Twin Fir Camp for Girls was built by Jean’s mother, my grandmother, Catherine (Kathleen) Dunlop, very similar to Echo Camp on Raquette Lake. Twin Fir was near the Village of Ste Lucie de Doncaster, north of Montreal in the Laurentian Mountains.
It was so exciting taking the train to camp by myself when I was seven – all the way from Buffalo to Montreal. I felt so grown-up! Dad gave me half a bag of Canadian jelly beans to keep me company, the conductor was told to keep his eye on me and Grandma met me at the station to change trains for Ste Agathe.
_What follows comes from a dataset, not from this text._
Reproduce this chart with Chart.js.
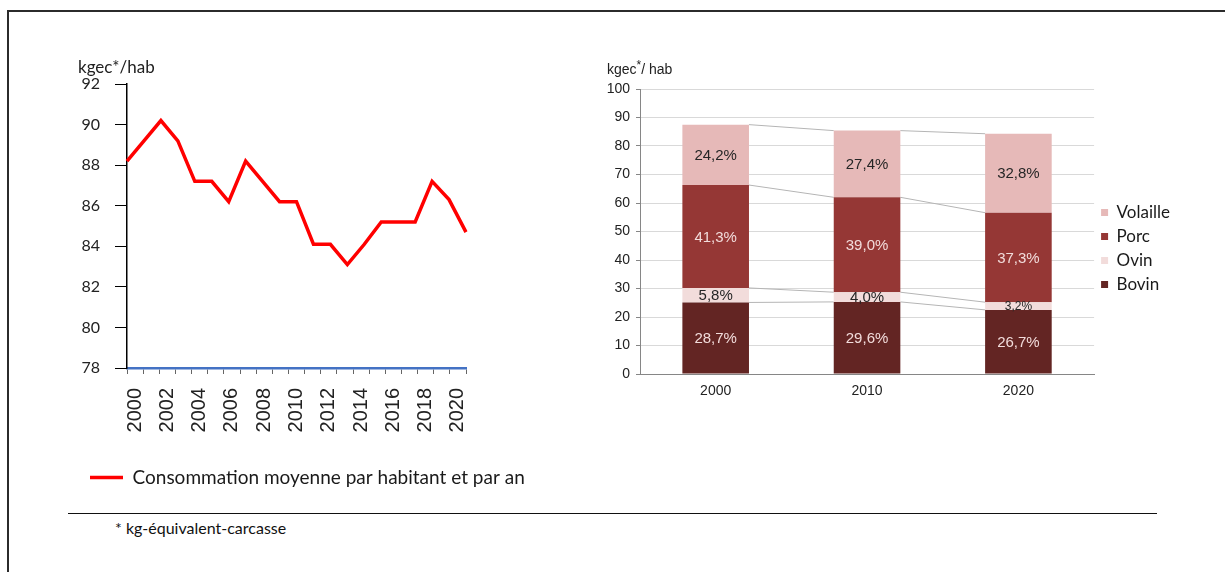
<!DOCTYPE html>
<html><head><meta charset="utf-8">
<script src="https://cdn.jsdelivr.net/npm/chart.js@4.4.1/dist/chart.umd.min.js"></script>
<style>
html,body{margin:0;padding:0;background:#fff;}
#page{position:relative;width:1225px;height:572px;overflow:hidden;background:#fff;}
#frame{position:absolute;left:7px;top:10px;width:1300px;height:700px;border-top:2px solid #2b2b2b;border-left:2px solid #2b2b2b;}
#c1{position:absolute;left:60px;top:50px;}
#c2{position:absolute;left:590px;top:50px;}
#rule{position:absolute;left:68px;top:513px;width:1089px;height:0;border-top:1.5px solid #111;}
#note{position:absolute;left:115px;top:518px;font:16px Lato, sans-serif;color:#111;line-height:19px;}
</style>
</head><body>
<div id="page">
<div id="frame"></div>
<canvas id="c1" width="480" height="447"></canvas>
<canvas id="c2" width="635" height="358"></canvas>
<div id="rule"></div>
<div id="note">* kg-équivalent-carcasse</div>
</div>
<script>
// ---- data ----
const years = ['2000','2001','2002','2003','2004','2005','2006','2007','2008','2009','2010','2011','2012','2013','2014','2015','2016','2017','2018','2019','2020'];
const consumption = [88.2, 89.2, 90.2, 89.2, 87.2, 87.2, 86.2, 88.2, 87.2, 86.2, 86.2, 84.1, 84.1, 83.1, 84.1, 85.2, 85.2, 85.2, 87.2, 86.3, 84.7];
const lineSeriesName = 'Consommation moyenne par habitant et par an';

const barYears = ['2000','2010','2020'];
const bovin    = [25.1, 25.3, 22.5];
const ovin     = [5.1, 3.4, 2.7];
const porc     = [36.1, 33.3, 31.4];
const volaille = [21.2, 23.4, 27.7];
const bovinPct    = [28.7, 29.6, 26.7];
const ovinPct     = [5.8, 4.0, 3.2];
const porcPct     = [41.3, 39.0, 37.3];
const volaillePct = [24.2, 27.4, 32.8];

// ---- plugins ----
const unitLabel = {
  id:'unitLabel',
  afterDraw(chart, args, opts){
    if(!opts || !opts.parts) return;
    const ctx = chart.ctx, a = chart.chartArea;
    ctx.save();
    ctx.fillStyle = opts.color || '#222';
    ctx.textBaseline = 'middle'; ctx.textAlign = 'left';
    let x = a.left + opts.dx, y = a.top + opts.dy;
    for(const p of opts.parts){
      ctx.font = p.font;
      ctx.fillText(p.text, x, y + (p.dy || 0));
      x += ctx.measureText(p.text).width;
    }
    ctx.restore();
  }
};
Chart.register(unitLabel);

const stackDecor = {
  id:'stackDecor',
  beforeDatasetsDraw(chart){
    const ctx = chart.ctx;
    ctx.save();
    ctx.strokeStyle = '#b5b5b5'; ctx.lineWidth = 1;
    chart.data.datasets.forEach((ds, di) => {
      const meta = chart.getDatasetMeta(di);
      for(let i = 0; i < meta.data.length - 1; i++){
        const b0 = meta.data[i], b1 = meta.data[i+1];
        ctx.beginPath();
        ctx.moveTo(b0.x + b0.width/2, b0.y);
        ctx.lineTo(b1.x - b1.width/2, b1.y);
        ctx.stroke();
      }
    });
    ctx.restore();
  },
  afterDatasetsDraw(chart){
    const ctx = chart.ctx;
    ctx.save();
    ctx.textAlign = 'center'; ctx.textBaseline = 'middle';
    chart.data.datasets.forEach((ds, di) => {
      const meta = chart.getDatasetMeta(di);
      meta.data.forEach((b, i) => {
        const h = Math.abs(b.base - b.y);
        const size = h < 9 ? 12 : 15;
        ctx.font = size + 'px "Liberation Sans", Arial, sans-serif';
        ctx.fillStyle = ds.pctColor;
        ctx.fillText(ds.pct[i].toFixed(1).replace('.', ',') + '%', b.x, (b.y + b.base)/2 + 1);
      });
    });
    ctx.restore();
  }
};

// ---- left line chart ----
new Chart(document.getElementById('c1'), {
  type:'line',
  data:{
    labels: years,
    datasets:[{
      label: lineSeriesName,
      data: consumption,
      borderColor:'#ff0000', backgroundColor:'#ff0000',
      borderWidth:3.5, pointRadius:0, tension:0,
      xAxisID:'x', yAxisID:'y'
    }]
  },
  options:{
    responsive:false, animation:false, devicePixelRatio:1,
    layout:{padding:{top:34, left:20, right:0, bottom:0}},
    plugins:{
      legend:{
        position:'bottom', align:'start',
        labels:{usePointStyle:true, pointStyle:'line', pointStyleWidth:33, padding:10,
                color:'#1a1a1a', font:{family:'Lato', size:19}}
      },
      tooltip:{enabled:false},
      unitLabel:{dx:-49, dy:-16, color:'#222',
        parts:[{text:'kgec*/hab', font:'17px Lato'}]}
    },
    scales:{
      x:{type:'category', display:false, offset:false},
      xd:{
        type:'category', labels: years, position:'bottom', offset:true,
        grid:{offset:true, drawOnChartArea:false, drawTicks:true, tickLength:6, color:'#666', lineWidth:1},
        border:{color:'#4472c4', width:2.5},
        ticks:{autoSkip:false, minRotation:90, maxRotation:90, padding:14, color:'#222',
               font:{family:'Liberation Sans', size:20},
               callback:(v, i) => (i % 2 === 0 ? years[i] : '')},
        afterFit: s => { s.height = 90; }
      },
      y:{
        min:78, max:92,
        ticks:{stepSize:2, padding:15, color:'#222', font:{family:'Lato', size:16}},
        grid:{drawOnChartArea:false, drawTicks:true, tickLength:12, color:'#000'},
        border:{color:'#000', width:1.5},
        afterFit: s => { s.width = 47; }
      },
      ypad:{
        position:'right', display:true,
        ticks:{display:false},
        grid:{display:false, drawTicks:false},
        border:{display:false},
        afterFit: s => { s.width = 74; }
      }
    }
  }
});

// ---- right stacked bar chart ----
new Chart(document.getElementById('c2'), {
  type:'bar',
  data:{
    labels: barYears,
    datasets:[
      {label:'Bovin',    data:bovin,    backgroundColor:'#632523', pct:bovinPct,    pctColor:'#f2dcdb'},
      {label:'Ovin',     data:ovin,     backgroundColor:'#f2dcdb', pct:ovinPct,     pctColor:'#262626'},
      {label:'Porc',     data:porc,     backgroundColor:'#953735', pct:porcPct,     pctColor:'#f2dcdb'},
      {label:'Volaille', data:volaille, backgroundColor:'#e6b9b8', pct:volaillePct, pctColor:'#262626'}
    ]
  },
  plugins:[stackDecor],
  options:{
    responsive:false, animation:false, devicePixelRatio:1,
    datasets:{bar:{barPercentage:0.44, categoryPercentage:1}},
    layout:{padding:{top:39, right:45, left:0, bottom:0}},
    plugins:{
      legend:{
        position:'right', reverse:true,
        labels:{boxWidth:7, boxHeight:7, padding:7, color:'#1a1a1a', font:{family:'Lato', size:17}}
      },
      tooltip:{enabled:false},
      unitLabel:{dx:-33, dy:-19, color:'#222',
        parts:[{text:'kgec', font:'14px "Liberation Sans"'},
               {text:'*', font:'12px "Liberation Sans"', dy:-4},
               {text:'/ hab', font:'14px "Liberation Sans"'}]}
    },
    scales:{
      x:{
        stacked:true,
        grid:{drawOnChartArea:false, drawTicks:false},
        border:{color:'#868686', width:1},
        ticks:{padding:9, color:'#222', font:{family:'Liberation Sans', size:14}},
        afterFit: s => { s.height = 34; }
      },
      y:{
        stacked:true, min:0, max:100,
        ticks:{stepSize:10, padding:6, color:'#222', font:{family:'Liberation Sans', size:14}},
        grid:{color:'#d9d9d9', tickLength:4, tickColor:'#868686'},
        border:{color:'#868686', width:1},
        afterFit: s => { s.width = 50; }
      }
    }
  }
});
</script>
</body></html>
Jean worked there almost every summer from 1930 until 1951 when we moved to Wilmington, DE. My cousin Carol and I attended as campers from 1941 on with John, Ricky, David et les deux fils de M. Porrier allowed as honorary campers.
The original camp was a small cottage across the lake with two tall fir trees on the property, hence the name. That first summer the cook did not show up on opening day. Grandma turned to Mother, who had just turned 17, and said, “You can cook for 25, can’t you?” Mother says she never thought of refusing!
Grandma Dunlop was an early health food advocate, insisting on brown bread, oatmeal every morning – and only 1/2 a candy bar per week. She loved carrot juice – for herself, not the whole camp! There was no electricity, water was carried from one pump and we campers all did our own laundry on scrub boards on the shore of Lac Sarrazin.
Twin Fir had 10 cabins for 60 campers, one for Grandma and Mother, and one for Auntie Kay and Uncle Vaughan. There was a large dining hall, an arts and crafts center/library called the “Wigwam,” the counselors’ house and the Rec that burned down in the middle of the night my last summer – I think 1950 – along with all the costumes for our plays.
The final three years, 1951 to 1953, my aunt and uncle owned the camp. Now much of the property is overgrown once again, as in 1930.